$3d$ spin-orbit photoemission spectrum of nonferromagnetic materials: The test cases of CoO and Cu

The x-ray photoemission spectrum of the valence states of $3d$ transition-metal systems is spin polarized when using circularly polarized photons. The integral of the spin-orbit spectrum is proportional to the expectation value of the angular part of the $3d$ spin-orbit operator in the initial state. We show that this quantity can be used to get an estimate of the atomic orbital moment. While the measurement is sensitive to the magnetization axis, it does not require a net macroscopic magnetization nor the presence of a long-range magnetic order, and is therefore suitable for any transition-metal systems being antiferromagnetic or paramagnetic or magnetically disordered.
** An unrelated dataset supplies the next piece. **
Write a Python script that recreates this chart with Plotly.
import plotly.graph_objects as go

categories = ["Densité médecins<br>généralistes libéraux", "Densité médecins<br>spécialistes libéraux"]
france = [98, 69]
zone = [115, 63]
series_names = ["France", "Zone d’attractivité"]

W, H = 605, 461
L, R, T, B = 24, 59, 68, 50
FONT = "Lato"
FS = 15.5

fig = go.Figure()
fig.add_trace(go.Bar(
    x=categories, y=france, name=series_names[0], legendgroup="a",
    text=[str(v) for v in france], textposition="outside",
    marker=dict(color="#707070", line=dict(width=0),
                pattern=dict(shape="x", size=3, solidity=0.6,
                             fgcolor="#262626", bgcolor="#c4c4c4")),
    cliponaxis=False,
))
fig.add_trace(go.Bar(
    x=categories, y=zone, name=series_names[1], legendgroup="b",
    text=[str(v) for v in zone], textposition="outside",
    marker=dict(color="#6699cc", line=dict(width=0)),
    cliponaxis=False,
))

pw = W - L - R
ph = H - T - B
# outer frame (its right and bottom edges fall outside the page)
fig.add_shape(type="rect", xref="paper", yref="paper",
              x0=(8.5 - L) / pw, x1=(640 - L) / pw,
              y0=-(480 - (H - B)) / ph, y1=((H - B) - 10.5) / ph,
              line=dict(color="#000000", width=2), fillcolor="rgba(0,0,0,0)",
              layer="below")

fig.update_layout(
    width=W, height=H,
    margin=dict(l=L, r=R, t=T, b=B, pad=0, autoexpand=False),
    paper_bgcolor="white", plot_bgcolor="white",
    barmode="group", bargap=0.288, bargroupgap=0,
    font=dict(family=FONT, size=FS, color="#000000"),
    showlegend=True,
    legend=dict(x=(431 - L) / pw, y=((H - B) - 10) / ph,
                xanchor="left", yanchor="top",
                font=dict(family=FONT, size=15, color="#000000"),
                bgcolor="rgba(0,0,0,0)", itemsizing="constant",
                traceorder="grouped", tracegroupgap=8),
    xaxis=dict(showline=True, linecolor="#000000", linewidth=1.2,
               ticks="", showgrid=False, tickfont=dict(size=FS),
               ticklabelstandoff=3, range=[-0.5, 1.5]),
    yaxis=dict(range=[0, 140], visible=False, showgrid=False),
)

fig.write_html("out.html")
In the case of full $3d$ shell the integral of the spin-orbit spectrum is zero, but the spectral shape can give a direct estimate of the $3d$ spin-orbit energy splitting $\Delta E_{\mathrm{SO}}.$ We have used Cu and CoO to experimentally test this technique. As expected Cu provides a vanishing result for $〈L_z〉,$ whereas for ${\mathrm{Co}}^{2+}$ in CoO we find $〈L_z〉=1.36\mathrm{}ħ$ at 0 K. On the other hand we find $\Delta E_{\mathrm{SO}}\simeq 280\hspace{0.5em}\mathrm{meV}$ for Cu.